PROBLEM — Skip the pictures. Set down, word for word, the lines from the start of the material up to and including the line with "const yTicks = [70, 80, 90, 100, 110, 120, 130, 140];".

RECORDED INFORMATION —
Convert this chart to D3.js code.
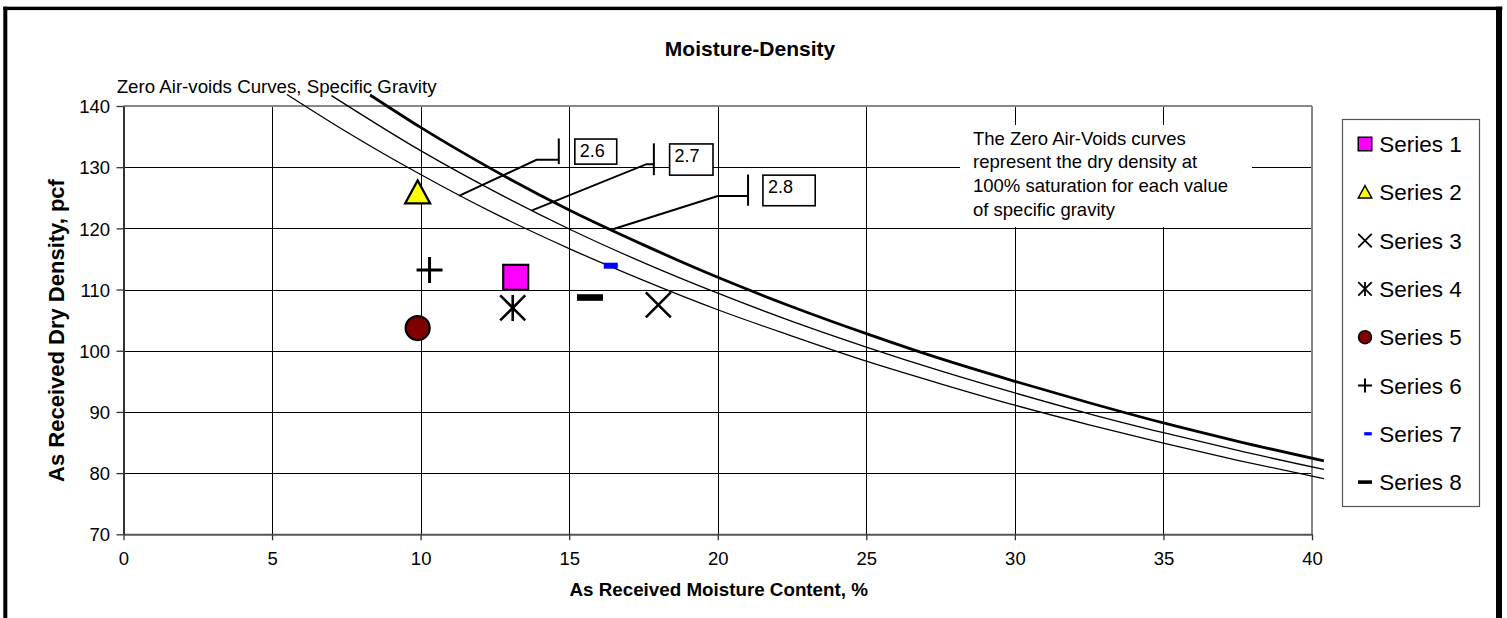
<!DOCTYPE html>
<html><head><meta charset="utf-8">
<script src="https://cdn.jsdelivr.net/npm/d3@7"></script>
<style>
html,body{margin:0;padding:0;background:#fff}
svg{display:block}
text{font-family:"Liberation Sans",Arial,Helvetica,sans-serif;fill:#000}
</style>
</head><body><svg id="chart" width="1507" height="618"></svg>
<script>
// ---------------- data ----------------
const xTicks = [0, 5, 10, 15, 20, 25, 30, 35, 40];
const yTicks = [70, 80, 90, 100, 110, 120, 130, 140];

// zero air-void curves
const moisture26 = [5.5, 7.5, 10, 12.5, 15, 17.5, 20, 22.5, 25, 27.5, 30, 32.5, 35, 37.5, 40.4];
const density26  = [141.9, 135.8, 128.8, 122.4, 116.7, 111.5, 106.7, 102.4, 98.3, 94.6, 91.1, 87.9, 84.9, 82.1, 79.1];
const moisture27 = [7, 10, 12.5, 15, 17.5, 20, 22.5, 25, 27.5, 30, 32.5, 35, 37.5, 40.4];
const density27  = [141.7, 132.7, 126.0, 119.9, 114.4, 109.4, 104.8, 100.6, 96.7, 93.1, 89.7, 86.6, 83.7, 80.6];
const moisture28 = [8.3, 10, 12.5, 15, 17.5, 20, 22.5, 25, 27.5, 30, 32.5, 35, 37.5, 40.4];
const density28  = [141.8, 136.5, 129.4, 123.0, 117.3, 112.0, 107.2, 102.8, 98.7, 95.0, 91.5, 88.2, 85.2, 82.0];
const curveLabels = ["2.6", "2.7", "2.8"];

// measured points
const seriesNames    = ["Series 1", "Series 2", "Series 3", "Series 4", "Series 5", "Series 6", "Series 7", "Series 8"];
const seriesMoisture = [13.2, 9.9, 18.0, 13.1, 9.9, 10.3, 16.4, 15.7];
const seriesDensity  = [112.0, 125.8, 107.5, 107.0, 103.7, 113.2, 113.9, 108.7];

// ---------------- styles ----------------
const seriesShape = ["square", "triangle", "x", "asterisk", "circle", "plus", "dashSmall", "dash"];
const seriesFill  = ["#FF00FF", "#FFFF00", "none", "none", "#800000", "none", "#0000FF", "#000000"];

// callout geometry (in data units)
const callouts = [
  {anchor: [11.29, 125.3], elbow: [13.90, 131.2], tickX: 14.65, tickY: [134.7, 130.5], box: [15.19, 134.6, 16.6, 130.5]},
  {anchor: [13.73, 122.9], elbow: [17.60, 130.5], tickX: 17.85, tickY: [133.9, 128.7], box: [18.38, 133.8, 19.84, 128.7]},
  {anchor: [16.47, 119.85], elbow: [20.0, 125.3], tickX: 21.02, tickY: [128.8, 123.7], box: [21.52, 128.7, 23.28, 123.7]}
];

const svg = d3.select("#chart");
const L = 123.5, R = 1312, T = 106, B = 534.3;
const x = d3.scaleLinear().domain([0, 40]).range([L, R]);
const y = d3.scaleLinear().domain([70, 140]).range([B, T]);

// frame
svg.append("rect").attr("x", 3.3).attr("y", 6.7).attr("width", 1499).attr("height", 3.4).attr("fill", "#000");
svg.append("rect").attr("x", 3.3).attr("y", 6.7).attr("width", 4).attr("height", 620).attr("fill", "#000");
svg.append("rect").attr("x", 1496).attr("y", 6.7).attr("width", 6).attr("height", 620).attr("fill", "#000");

// gridlines
const grid = svg.append("g");
grid.selectAll(".h").data(yTicks.filter(d => d > 70 && d < 140)).enter().append("line")
  .attr("x1", L).attr("x2", R).attr("y1", d => Math.round(y(d)) + 0.5).attr("y2", d => Math.round(y(d)) + 0.5)
  .attr("stroke", "#000").attr("stroke-width", 1);
grid.selectAll(".v").data(xTicks.filter(d => d > 0 && d < 40)).enter().append("line")
  .attr("y1", T).attr("y2", B).attr("x1", d => Math.round(x(d)) + 0.5).attr("x2", d => Math.round(x(d)) + 0.5)
  .attr("stroke", "#000").attr("stroke-width", 1);

// plot border (top / right gray)
svg.append("line").attr("x1", L).attr("x2", R).attr("y1", T).attr("y2", T).attr("stroke", "#888").attr("stroke-width", 2);
svg.append("line").attr("x1", R).attr("x2", R).attr("y1", T).attr("y2", B).attr("stroke", "#888").attr("stroke-width", 2);

// axes
const xAxis = svg.append("g").attr("transform", `translate(0,${B})`)
  .call(d3.axisBottom(x).tickValues(xTicks).tickSize(6).tickSizeOuter(0).tickFormat(d3.format("d")));
xAxis.select(".domain").attr("stroke", "#555").attr("stroke-width", 2);
xAxis.selectAll(".tick line").attr("stroke", "#333").attr("stroke-width", 1.3);
xAxis.selectAll(".tick text").attr("y", 14).attr("dy", "0.9em").style("font-size", "18.5px").style("font-family", "'Liberation Sans',Arial,sans-serif");

const yAxis = svg.append("g").attr("transform", `translate(${L},0)`)
  .call(d3.axisLeft(y).tickValues(yTicks).tickSize(7).tickSizeOuter(0).tickFormat(d3.format("d")));
yAxis.select(".domain").attr("stroke", "#333").attr("stroke-width", 2);
yAxis.selectAll(".tick line").attr("stroke", "#333").attr("stroke-width", 1.3);
yAxis.selectAll(".tick text").attr("x", -13.5).attr("dy", "0.36em").style("font-size", "18.5px").style("font-family", "'Liberation Sans',Arial,sans-serif");

// curves
const lineGen = d3.line().x(d => x(d[0])).y(d => y(d[1])).curve(d3.curveMonotoneX);
const curves = [
  {m: moisture26, d: density26, w: 1.3},
  {m: moisture27, d: density27, w: 1.3},
  {m: moisture28, d: density28, w: 2.8}
];
curves.forEach(c => {
  svg.append("path").datum(c.m.map((m, i) => [m, c.d[i]]))
    .attr("d", lineGen).attr("fill", "none").attr("stroke", "#000").attr("stroke-width", c.w);
});

// callouts
callouts.forEach((c, i) => {
  svg.append("polyline")
    .attr("points", [[x(c.anchor[0]), y(c.anchor[1])], [x(c.elbow[0]), y(c.elbow[1])], [x(c.tickX), y(c.elbow[1])]].map(p => p.join(",")).join(" "))
    .attr("fill", "none").attr("stroke", "#000").attr("stroke-width", 2);
  svg.append("line").attr("x1", x(c.tickX)).attr("x2", x(c.tickX)).attr("y1", y(c.tickY[0])).attr("y2", y(c.tickY[1]))
    .attr("stroke", "#000").attr("stroke-width", 2);
  const bx = x(c.box[0]), by = y(c.box[1]), bw = x(c.box[2]) - x(c.box[0]), bh = y(c.box[3]) - y(c.box[1]);
  svg.append("rect").attr("x", bx).attr("y", by).attr("width", bw).attr("height", bh)
    .attr("fill", "#fff").attr("stroke", "#000").attr("stroke-width", 1.6);
  svg.append("text").attr("x", bx + 5).attr("y", by + 18.3).style("font-size", "18px").text(curveLabels[i]);
});

// explanation box
const noteLines = ["The Zero Air-Voids curves", "represent the dry density at", "100% saturation for each value", "of specific gravity"];
svg.append("rect").attr("x", 960).attr("y", 125).attr("width", 292).attr("height", 102).attr("fill", "#fff");
svg.append("g").selectAll("text").data(noteLines).enter().append("text")
  .attr("x", 973).attr("y", (d, i) => 144.5 + i * 23.8).style("font-size", "18.5px").text(d => d);

// curve label
svg.append("text").attr("x", 116.7).attr("y", 92.5).style("font-size", "18.7px").text("Zero Air-voids Curves, Specific Gravity");

// markers
function marker(g, shape, fill, s) {
  switch (shape) {
    case "square":
      g.append("rect").attr("x", -12.5 * s).attr("y", -12.5 * s).attr("width", 25 * s).attr("height", 25 * s)
        .attr("fill", fill).attr("stroke", "#000").attr("stroke-width", s > 0.7 ? 2.2 : 1.5); break;
    case "triangle":
      g.append("path").attr("d", `M0,${-12.5 * s}L${12.5 * s},${10.5 * s}L${-12.5 * s},${10.5 * s}Z`)
        .attr("fill", fill).attr("stroke", "#000").attr("stroke-width", s > 0.7 ? 2.2 : 1.5).attr("stroke-linejoin", "miter"); break;
    case "x":
      g.append("path").attr("d", `M${-12.5 * s},${-12.5 * s}L${12.5 * s},${12.5 * s}M${12.5 * s},${-12.5 * s}L${-12.5 * s},${12.5 * s}`)
        .attr("stroke", "#000").attr("stroke-width", s > 0.7 ? 2.6 : 1.8); break;
    case "asterisk":
      g.append("path").attr("d", `M${-12.5 * s},${-12.5 * s}L${12.5 * s},${12.5 * s}M${12.5 * s},${-12.5 * s}L${-12.5 * s},${12.5 * s}M0,${-13 * s}L0,${13 * s}`)
        .attr("stroke", "#000").attr("stroke-width", s > 0.7 ? 2.6 : 1.8); break;
    case "circle":
      g.append("circle").attr("r", 12 * s).attr("fill", fill).attr("stroke", "#000").attr("stroke-width", s > 0.7 ? 2.2 : 1.5); break;
    case "plus":
      g.append("path").attr("d", `M${-13 * s},0L${13 * s},0M0,${-13 * s}L0,${13 * s}`)
        .attr("stroke", "#000").attr("stroke-width", s > 0.7 ? 3 : 2); break;
    case "dashSmall":
      g.append("rect").attr("x", -7 * s).attr("y", -3 * s).attr("width", 14 * s).attr("height", 6 * s).attr("fill", fill); break;
    case "dash":
      g.append("rect").attr("x", -13 * s).attr("y", -3.3 * s).attr("width", 26 * s).attr("height", 6.6 * s).attr("fill", fill); break;
  }
}
seriesNames.forEach((n, i) => {
  const g = svg.append("g").attr("transform", `translate(${x(seriesMoisture[i])},${y(seriesDensity[i])})`);
  marker(g, seriesShape[i], seriesFill[i], 1);
});

// titles
svg.append("text").attr("x", 750).attr("y", 56).attr("text-anchor", "middle")
  .style("font-size", "21px").style("font-weight", "bold").text("Moisture-Density");
svg.append("text").attr("x", 718.7).attr("y", 596).attr("text-anchor", "middle")
  .style("font-size", "18.8px").style("font-weight", "bold").text("As Received Moisture Content, %");
svg.append("text").attr("transform", "translate(64,330.5) rotate(-90)").attr("text-anchor", "middle")
  .style("font-size", "22px").style("font-weight", "bold").text("As Received Dry Density, pcf");

// legend
const lg = svg.append("g");
lg.append("rect").attr("x", 1342.5).attr("y", 119.5).attr("width", 137).attr("height", 387)
  .attr("fill", "#fff").attr("stroke", "#555").attr("stroke-width", 1.2);
seriesNames.forEach((n, i) => {
  const cy = 144 + i * 48.3;
  const g = lg.append("g").attr("transform", `translate(${seriesShape[i] === "dashSmall" ? 1368 : 1365},${cy})`);
  marker(g, seriesShape[i], seriesFill[i], 0.54);
  lg.append("text").attr("x", 1379.3).attr("y", cy + 8).style("font-size", "22.5px").text(n);
});
</script></body></html>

OUTPUT FOR THIS TASK —
Convert this chart to D3.js code.
<!DOCTYPE html>
<html><head><meta charset="utf-8">
<script src="https://cdn.jsdelivr.net/npm/d3@7"></script>
<style>
html,body{margin:0;padding:0;background:#fff}
svg{display:block}
text{font-family:"Liberation Sans",Arial,Helvetica,sans-serif;fill:#000}
</style>
</head><body><svg id="chart" width="1507" height="618"></svg>
<script>
// ---------------- data ----------------
const xTicks = [0, 5, 10, 15, 20, 25, 30, 35, 40];
const yTicks = [70, 80, 90, 100, 110, 120, 130, 140];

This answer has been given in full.